The first phase of the initiative will start March 5 with a Flushing 2050 Community Forum that will include workshops and meetings facilitated by the Municipal Arts Society, the Greater Flushing Chamber of Commerce and AAFE.
Other activities over the course of the year will include a commercial district needs assessment, site studies, consumer market surveys, cultural mapping tours and a creative economy session featuring local artists, entrepreneurs, young professionals and performers.
John Choe, the Greater Flushing Chamber of Commerce’s executive director, said the initiative is about not only helping people feed their families but also job creation.
The chamber was selected by the city as one of the first organizations to host the new Neighborhood 360° Fellows program, which pairs community organizers to facilitate increased collaboration between local stakeholders centered on economic development initiatives.
He noted the chamber is working with the city to collect information on business owners in the area over the next couple of months.
“This is the first time that the city has funded a survey of the business community in Flushing,” Choe said.

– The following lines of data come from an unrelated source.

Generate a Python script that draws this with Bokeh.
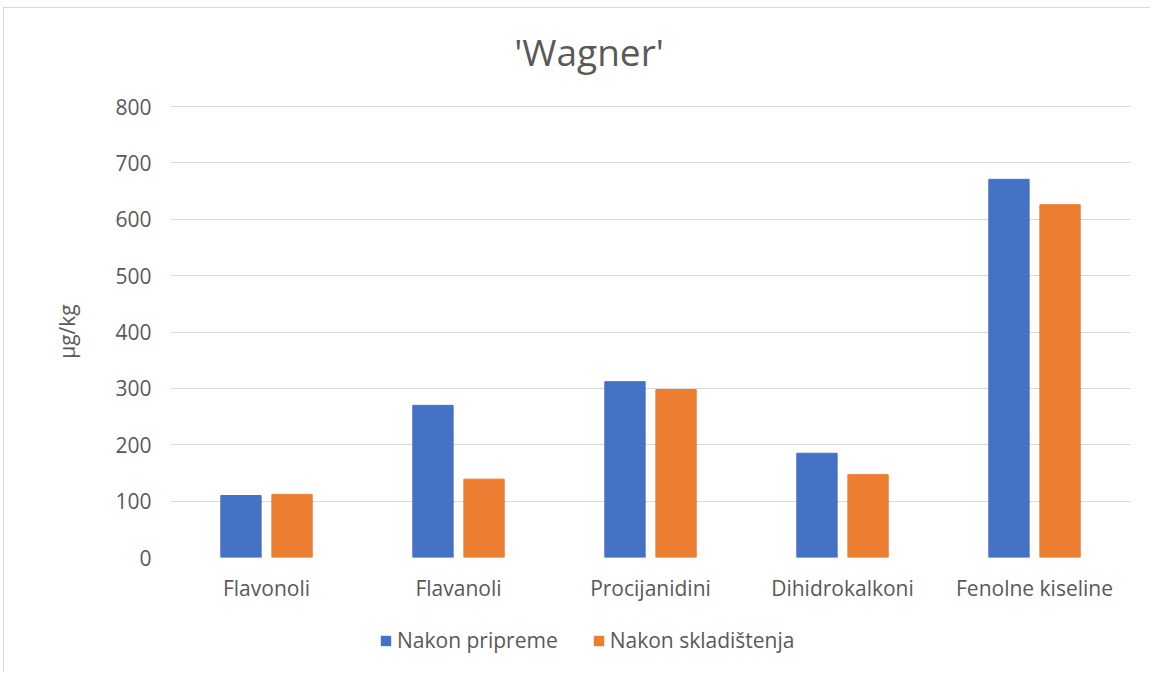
from bokeh.plotting import figure
from bokeh.models import ColumnDataSource, Legend, LegendItem, FixedTicker, Label, Range1d
from bokeh.layouts import column
from bokeh.transform import dodge
from bokeh.embed import file_html
from bokeh.resources import INLINE

categories = ["Flavonoli", "Flavanoli", "Procijanidini", "Dihidrokalkoni", "Fenolne kiseline"]
nakon_pripreme = [110, 270, 312, 185, 671]
nakon_skladistenja = [112, 139, 298, 147, 626]
series_names = ["Nakon pripreme", "Nakon skladištenja"]
y_ticks = [0, 100, 200, 300, 400, 500, 600, 700, 800]
chart_title = "'Wagner'"

FONT = "Open Sans"
TXT = "#595959"
BLUE = "#4472C4"
ORANGE = "#ED7D31"

src = ColumnDataSource(dict(cat=categories, a=nakon_pripreme, b=nakon_skladistenja))

# title strip
tf = figure(width=1146, height=81, output_backend="svg", toolbar_location=None,
            x_axis_type=None, y_axis_type=None, min_border=0, title=None,
            x_range=(0, 1), y_range=(0, 1))
tf.outline_line_color = None
tf.grid.grid_line_color = None
tf.add_layout(Label(x=0.436, y=0.47, text=chart_title, text_align="center",
                    text_baseline="middle", text_font=FONT, text_font_size="37px",
                    text_color=TXT))

# main chart
p = figure(x_range=categories, y_range=(0, 802), width=1146, height=519,
           output_backend="svg", toolbar_location=None, title=None,
           min_border_left=166, min_border_right=20, min_border_top=16, min_border_bottom=51)

r1 = p.vbar(x=dodge("cat", -0.133, range=p.x_range), top="a", width=0.21, source=src,
            fill_color=BLUE, line_color=BLUE)
r2 = p.vbar(x=dodge("cat", 0.133, range=p.x_range), top="b", width=0.21, source=src,
            fill_color=ORANGE, line_color=ORANGE)

p.outline_line_color = None
p.background_fill_color = "white"
p.border_fill_color = "white"

p.xgrid.grid_line_color = None
p.ygrid.grid_line_color = "#D9D9D9"
p.ygrid.grid_line_width = 1

p.yaxis.ticker = FixedTicker(ticks=y_ticks)
p.yaxis.axis_line_color = None
p.yaxis.major_tick_line_color = None
p.yaxis.minor_tick_line_color = None
p.yaxis.major_label_text_font = FONT
p.yaxis.major_label_text_font_size = "21px"
p.yaxis.major_label_text_color = TXT
p.yaxis.major_label_standoff = 13
p.yaxis.axis_label = "µg/kg"
p.yaxis.axis_label_text_font = FONT
p.yaxis.axis_label_text_font_size = "21px"
p.yaxis.axis_label_text_font_style = "normal"
p.yaxis.axis_label_text_color = TXT
p.yaxis.axis_label_standoff = 31

p.xaxis.axis_line_color = None
p.xaxis.major_tick_line_color = None
p.xaxis.minor_tick_line_color = None
p.xaxis.major_label_text_font = FONT
p.xaxis.major_label_text_font_size = "21px"
p.xaxis.major_label_text_color = TXT
p.xaxis.major_label_standoff = 10

# legend strip below the chart (same series, lying outside its visible y-range)
lg = figure(width=1146, height=64, output_backend="svg", toolbar_location=None,
            x_axis_type=None, y_axis_type=None, min_border=0, title=None,
            x_range=p.x_range, y_range=Range1d(5000, 5001))
lg.outline_line_color = None
lg.grid.grid_line_color = None
g1 = lg.vbar(x=dodge("cat", -0.133, range=lg.x_range), top="a", width=0.21, source=src,
             fill_color=BLUE, line_color=None)
g2 = lg.vbar(x=dodge("cat", 0.133, range=lg.x_range), top="b", width=0.21, source=src,
             fill_color=ORANGE, line_color=None)

legend = Legend(items=[LegendItem(label=series_names[0], renderers=[g1]),
                       LegendItem(label=series_names[1], renderers=[g2])],
                orientation="horizontal", location=(209, 18))
legend.label_text_font = FONT
legend.label_text_font_size = "21px"
legend.label_text_color = TXT
legend.border_line_color = None
legend.background_fill_alpha = 0
legend.glyph_width = 13
legend.glyph_height = 13
legend.label_standoff = 5
legend.spacing = 34
lg.add_layout(legend, "center")

layout = column(tf, p, lg, margin=(7, 0, 0, 3),
                styles={"border-left": "1px solid #D9D9D9", "border-top": "1px solid #D9D9D9"})

open("out.html", "w").write(file_html(layout, INLINE))
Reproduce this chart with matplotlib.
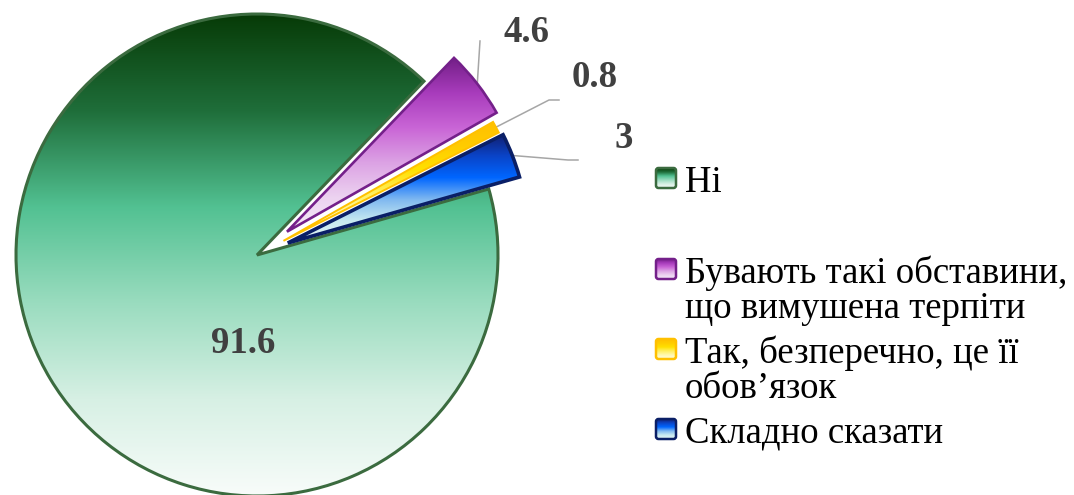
import numpy as np
import matplotlib
matplotlib.use("Agg")
import matplotlib.pyplot as plt
from matplotlib.colors import LinearSegmentedColormap
from matplotlib.patches import FancyBboxPatch

# data
categories = ["Ні",
              "Бувають такі обставини,\nщо вимушена терпіти",
              "Так, безперечно, це її\nобов’язок",
              "Складно сказати"]
values = [91.6, 4.6, 0.8, 3]
value_text = ["91.6", "4.6", "0.8", "3"]

# styles
edge_colors = ["#3b6b3f", "#74208a", "#ffc000", "#0a1f66"]
edge_widths = [2.2, 1.9, 1.4, 2.6]
grad_stops = [
    ["#073b07", "#1f6e3a", "#52c192", "#9adcbf", "#d7f0e4", "#f8fcfa"],
    ["#741f88", "#a83cbc", "#c965d6", "#dca2e4", "#ecd2f0", "#f6ecf8"],
    ["#ffc000", "#ffcc00", "#ffe000", "#fff060", "#fff8b0", "#ffffe0"],
    ["#121f70", "#0a44c8", "#0066ff", "#7fb8f0", "#c8eaf0", "#e6f6f6"],
]
cmaps = [LinearSegmentedColormap.from_list(f"g{i}", s) for i, s in enumerate(grad_stops)]
explode = [0, 38, 30, 33]

W, H = 1074, 495
serif = ["Liberation Serif", "DejaVu Serif"]


def Y(py):
    return H - py


def fill_gradient(ax, patch, cmap, z):
    bb = patch.get_path().get_extents(patch.get_patch_transform())
    grad = np.linspace(0, 1, 256).reshape(-1, 1)
    im = ax.imshow(grad, cmap=cmap, extent=(bb.x0, bb.x1, bb.y0, bb.y1),
                   origin="upper", aspect="auto", zorder=z, interpolation="bilinear")
    im.set_clip_path(patch)


fig = plt.figure(figsize=(W / 100, H / 100), dpi=100)
ax = fig.add_axes([0, 0, 1, 1])

wedges, _ = ax.pie(values, startangle=15.9, counterclock=False,
                   center=(257, Y(255)), radius=241, explode=explode,
                   wedgeprops=dict(linewidth=0))
for w, cm, ec, lw in zip(wedges, cmaps, edge_colors, edge_widths):
    fill_gradient(ax, w, cm, 2)
    w.set_facecolor("none")
    w.set_edgecolor(ec)
    w.set_linewidth(lw)
    w.set_joinstyle("miter")
    w.set_zorder(3)

# value labels
lab_pos = [(243, 353), (527, 42), (595, 87), (624, 148)]
for t, (px, py) in zip(value_text, lab_pos):
    ax.text(px, Y(py), t, ha="center", va="baseline", fontsize=26.5,
            fontweight="bold", color="#404040", family=serif, zorder=5)

# leader lines from the middle of each small slice's outer arc
knees = [None, [(480, 41)], [(549, 100), (559, 100)], [(568, 160), (578, 160)]]
for w, k in zip(wedges, knees):
    if k is None:
        continue
    m = np.deg2rad(0.5 * (w.theta1 + w.theta2))
    x0 = w.center[0] + w.r * np.cos(m)
    y0 = w.center[1] + w.r * np.sin(m)
    xs = [x0] + [p[0] for p in k]
    ys = [y0] + [Y(p[1]) for p in k]
    ax.plot(xs, ys, color="#a6a6a6", lw=1.1, zorder=1)

# legend
leg_rows = [[192], [283, 318], [363, 398], [443]]
for cat, rows, cm, ec in zip(categories, leg_rows, cmaps, edge_colors):
    lines = cat.split("\n")
    cy = rows[0] - 14
    box = FancyBboxPatch((656, Y(cy + 10)), 20, 20,
                         boxstyle="round,pad=0,rounding_size=2.5",
                         facecolor="none", edgecolor=ec, lw=1.8, zorder=4)
    ax.add_patch(box)
    fill_gradient(ax, box, cm, 3)
    for ln, by in zip(lines, rows):
        ax.text(685, Y(by), ln, ha="left", va="baseline", fontsize=26.5,
                color="black", family=serif)

ax.set_xlim(0, W)
ax.set_ylim(0, H)
ax.set_aspect("equal")
ax.axis("off")
fig.savefig("out.png", dpi=100)
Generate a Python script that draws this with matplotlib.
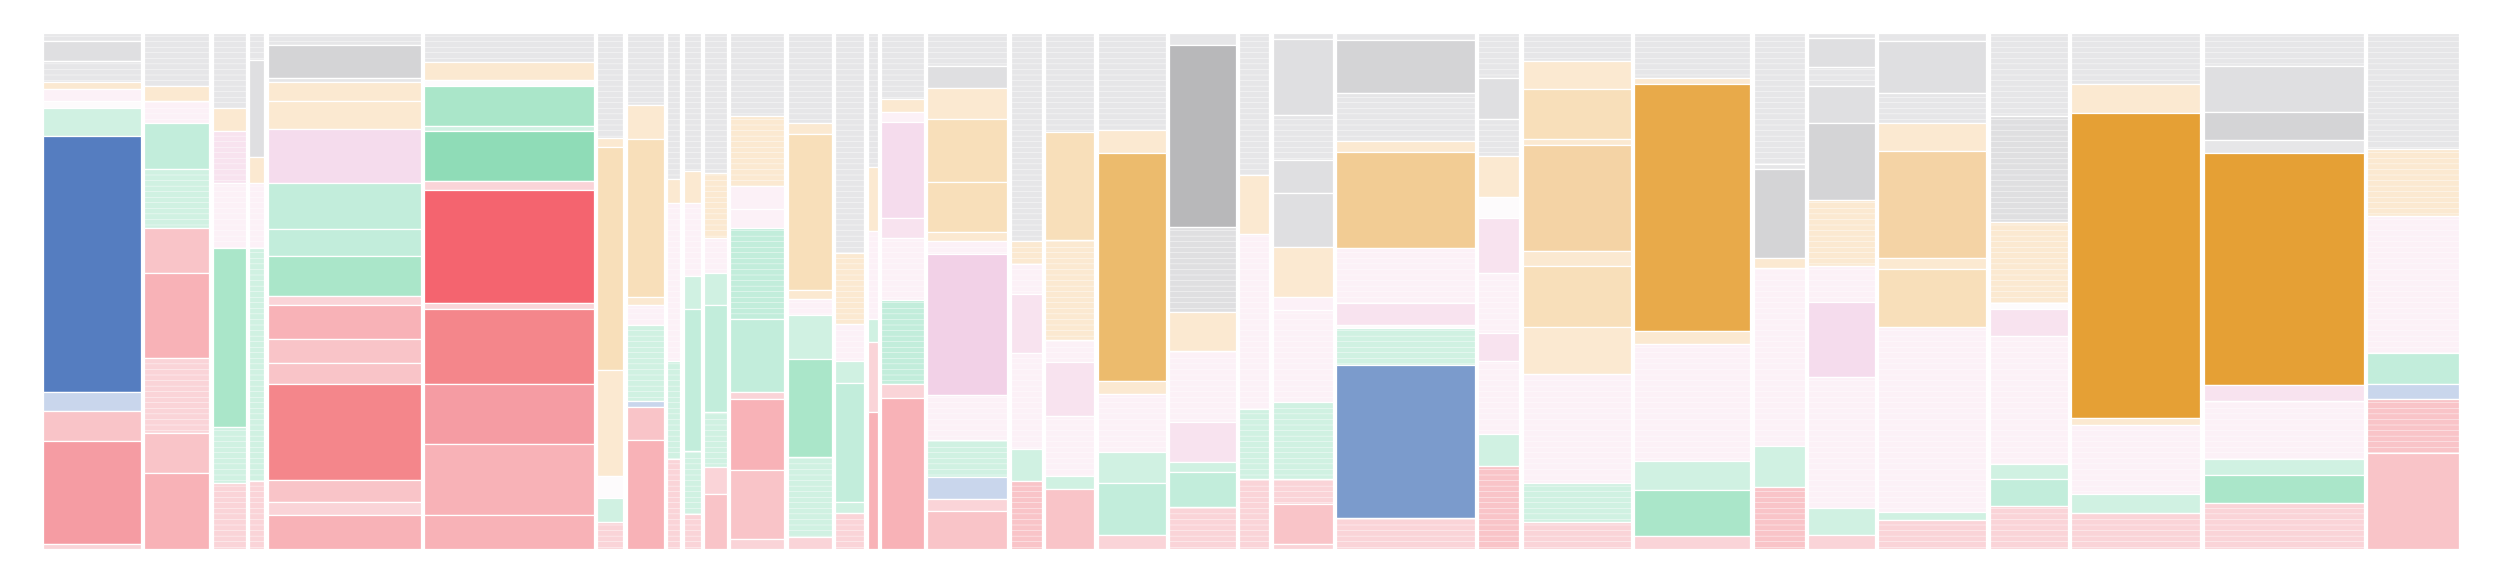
import matplotlib
matplotlib.use("Agg")
import matplotlib.pyplot as plt

# Column widths (relative share of total)
widths = [98, 65, 33, 15, 153, 170, 26, 37, 13, 17, 23, 54, 44, 29, 10, 43, 80, 31,
          49, 68, 67, 30, 60, 139, 41, 108, 116, 51, 67, 108, 78, 129, 160, 92]

# Each column: stacked segments from top, (family+shade, percent, striated)
stacks = [
    [("g1",1.6,1),("g2",3.9,0),("g1",4.0,1),("o1",1.4,0),("p1",2.2,0),("w",1.5,0),("G1",5.4,0),("b3",49.6,0),("b1",3.6,0),("r2",5.8,0),("r4",20.1,0),("r1",0.9,0)],
    [("g1",10.2,1),("o1",2.9,0),("p1",4.4,1),("G2",8.9,0),("G1",11.4,1),("r2",8.8,0),("r3",16.3,0),("r1",14.7,1),("r2",7.6,0),("r3",14.8,0)],
    [("g1",14.5,1),("o1",4.5,0),("p2",10.0,1),("p1",12.7,1),("G3",34.6,0),("G1",10.9,1),("r1",12.8,1)],
    [("g1",5.2,1),("g2",18.8,0),("o1",5.0,0),("p1",12.7,1),("G1",45.2,1),("r1",13.1,1)],
    [("g1",2.3,1),("g3",6.5,0),("g1",0.7,0),("o1",3.6,0),("o1",5.5,0),("p3",10.4,0),("G2",9.0,0),("G2",5.3,0),("G3",7.6,0),("r1",1.9,0),("r3",6.5,0),("r2",4.6,0),("r2",4.1,0),("r5",18.7,0),("r2",4.1,0),("r1",2.6,0),("r3",6.6,0)],
    [("g1",5.6,1),("o1",3.6,0),("w",1.1,0),("G3",7.8,0),("G1",0.8,0),("G4",9.8,0),("r1",1.8,0),("r6",21.9,0),("r1",1.1,0),("r5",14.6,0),("r4",11.5,0),("r3",13.8,0),("r3",6.6,0)],
    [("g1",20.3,1),("o1",1.8,0),("o2",43.2,0),("o1",20.5,0),("w",4.3,0),("G1",4.6,0),("r1",5.3,1)],
    [("g1",13.9,1),("o1",6.7,0),("o2",30.6,0),("o1",1.5,0),("p1",3.8,1),("G1",14.9,1),("b1",1.0,0),("r2",6.5,0),("r3",21.1,0)],
    [("g1",28.2,1),("o1",4.7,0),("p1",30.6,1),("G1",19.0,1),("r1",17.5,1)],
    [("g1",26.8,1),("o1",6.1,0),("p1",14.2,1),("G1",6.3,0),("G2",27.7,0),("G1",12.2,1),("r1",6.7,1)],
    [("g1",27.1,1),("o1",12.6,1),("p1",6.9,1),("G1",6.1,0),("G2",20.8,0),("G1",10.6,1),("r1",5.3,0),("r2",10.6,0)],
    [("g1",16.0,1),("o1",13.6,1),("p1",4.6,0),("p1",3.6,0),("G2",17.7,1),("G2",14.1,0),("r1",1.4,0),("r3",13.7,0),("r2",13.3,0),("r1",2.0,0)],
    [("g1",17.4,1),("o1",2.2,0),("o2",30.2,0),("o1",1.8,0),("p1",3.0,1),("G1",8.5,0),("G3",19.1,0),("G1",15.5,1),("r1",2.3,0)],
    [("g1",42.6,1),("o1",13.7,1),("p1",7.2,1),("G1",4.3,0),("G2",23.0,0),("G1",2.2,0),("r1",7.0,1)],
    [("g1",26.0,1),("o1",12.3,0),("p1",17.2,1),("G1",4.4,0),("r1",13.6,0),("r3",26.5,0)],
    [("g1",12.7,1),("o1",2.6,0),("p1",1.9,0),("p3",18.7,0),("p2",3.8,0),("p1",12.0,1),("G2",16.4,1),("r1",2.6,0),("r3",29.3,0)],
    [("g1",6.3,1),("g2",4.3,0),("o1",6.1,0),("o2",12.1,0),("o2",9.8,0),("o1",1.8,0),("p1",2.4,1),("p4",27.4,0),("p1",8.7,1),("G1",7.2,1),("b1",4.3,0),("r1",2.2,0),("r2",7.4,0)],
    [("g1",40.4,1),("o1",4.3,1),("p1",5.8,1),("p2",11.5,0),("p1",18.7,1),("G1",6.1,0),("r2",13.2,1)],
    [("g1",19.2,1),("o2",20.9,0),("o1",19.4,1),("p1",4.3,1),("p2",10.4,0),("p1",11.6,1),("G1",2.6,0),("r2",11.6,0)],
    [("g1",18.8,1),("o1",4.4,0),("o5",44.2,0),("o1",2.5,0),("p1",11.3,1),("G1",6.0,0),("G2",10.1,0),("r1",2.7,0)],
    [("g1",2.4,0),("g4",35.1,0),("g2",16.6,1),("o1",7.6,0),("p1",13.7,1),("p2",7.8,0),("G1",1.8,0),("G2",6.9,0),("r1",8.1,1)],
    [("g1",27.5,1),("o1",11.5,0),("p1",33.9,1),("G1",13.6,1),("r1",13.5,1)],
    [("g1",1.2,0),("g2",14.6,0),("g1",8.8,1),("g2",6.5,0),("g2",10.4,0),("o1",9.7,0),("p1",2.5,0),("p1",17.8,1),("G1",15.0,1),("r1",4.7,1),("r2",7.9,0),("r1",0.9,0)],
    [("g1",1.4,0),("g3",10.3,0),("g1",9.2,1),("o1",2.1,0),("o4",18.7,0),("p1",10.6,1),("p2",4.2,0),("w",0.6,0),("G1",7.2,1),("b2",29.7,0),("r1",6.0,1)],
    [("g1",8.8,1),("g2",7.9,0),("g1",7.2,1),("o1",7.9,0),("w",4.0,0),("p2",10.7,0),("p1",11.6,1),("p2",5.4,0),("p1",14.3,1),("G1",6.2,0),("r2",16.0,1)],
    [("g1",5.5,1),("o1",5.4,0),("o2",9.7,0),("o1",1.1,0),("o3",20.5,0),("o1",2.9,0),("o2",11.9,0),("o1",9.0,0),("p1",21.2,1),("G1",7.5,1),("r1",5.3,1)],
    [("g1",8.8,1),("o1",1.1,0),("o6",47.9,0),("o1",2.4,0),("p1",22.7,1),("G1",5.7,0),("G3",8.8,0),("r1",2.6,0)],
    [("g1",25.3,1),("g1",1.0,0),("g3",17.4,0),("o1",1.8,0),("p1",34.5,1),("G1",7.9,0),("r2",12.1,1)],
    [("g1",0.9,0),("g2",5.7,0),("g1",3.6,1),("g2",7.3,0),("g3",14.8,0),("o1",12.8,1),("p1",7.0,1),("p3",14.6,0),("p1",25.4,1),("G1",5.2,0),("r1",2.7,0)],
    [("g1",1.6,0),("g2",10.1,0),("g1",5.8,1),("o1",5.3,0),("o3",20.9,0),("o1",2.1,0),("o2",11.2,0),("p1",35.9,1),("G1",1.5,0),("r1",5.6,1)],
    [("g1",16.0,1),("g2",20.6,1),("o1",15.7,1),("w",1.1,0),("p2",5.4,0),("p1",24.8,1),("G1",2.9,0),("G2",5.2,0),("r1",8.3,1)],
    [("g1",9.9,1),("o1",5.7,0),("o7",59.0,0),("o1",1.4,0),("p1",13.4,1),("G1",3.6,0),("r1",7.0,1)],
    [("g1",6.3,1),("g2",9.0,0),("g3",5.4,0),("g1",2.5,0),("o7",45.0,0),("p2",3.2,0),("p1",11.1,1),("G1",3.2,0),("G3",5.4,0),("r1",8.9,1)],
    [("g1",22.4,1),("o1",13.0,1),("p1",26.6,1),("G2",6.1,0),("b1",2.9,0),("r2",10.4,1),("r2",18.6,0)],
]

palette = {
    "w": "#fdfbfc",
    "g1": "#e6e6e8", "g2": "#dfdfe1", "g3": "#d4d4d6", "g4": "#b8b8ba",
    "o1": "#fbe9d1", "o2": "#f8dfba", "o3": "#f4d3a5", "o4": "#f2cc94",
    "o5": "#ecbb6d", "o6": "#e8aa4a", "o7": "#e5a035",
    "p1": "#fcf1f7", "p2": "#f8e3ef", "p3": "#f5dced", "p4": "#f2d1e7",
    "G1": "#d0f1e2", "G2": "#c2eddb", "G3": "#aae6c9", "G4": "#8fdcb7",
    "r1": "#fad4d8", "r2": "#f9c4c8", "r3": "#f8b2b7", "r4": "#f59ca3",
    "r5": "#f4868b", "r6": "#f4646f",
    "b1": "#c9d6ec", "b2": "#7b9bcc", "b3": "#557dc0",
}

plt.rcParams["hatch.linewidth"] = 0.3

fig = plt.figure(figsize=(25, 5.82), dpi=100)
fig.patch.set_facecolor("white")
ax = fig.add_axes([43 / 2500, 1 - 549 / 582, (2459 - 43) / 2500, (549 - 33) / 582])

gap = 3.4
x = 0.0
for w, segs in zip(widths, stacks):
    total = sum(s[1] for s in segs)
    bottom = 0.0
    for key, val, striped in segs:
        h = val * 100.0 / total
        ax.bar(x, h, bottom=bottom, width=w, align="edge",
               color=palette[key], edgecolor="white", linewidth=0.9,
               hatch="---" if striped else None)
        bottom += h
    x += w + gap

ax.set_xlim(0, x - gap)
ax.set_ylim(100, 0)
ax.axis("off")
fig.savefig("out.png", dpi=100, facecolor="white")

State Assemblyman Ron Kim (D-Flushing) said it takes this type of “brain trust” to figure out how to zone and prepare properly for the next 35 years.
Urban planners did not anticipate the type of growth that has occurred in the neighborhood, Kim said.
“This is a vision that’s been needed for so many years, where people from private, public and community groups that have represented Flushing since the 17th century—the Bowne House to third-generation building owners—they’re all here today because they care about the future of Flushing,” Kim said.
Also in attendance were Simon Gerson of Gerson Properties; Dian Yu of the Flushing Business Improvement District; and Maureen Reagan of the Queensboro Hill Civic Association.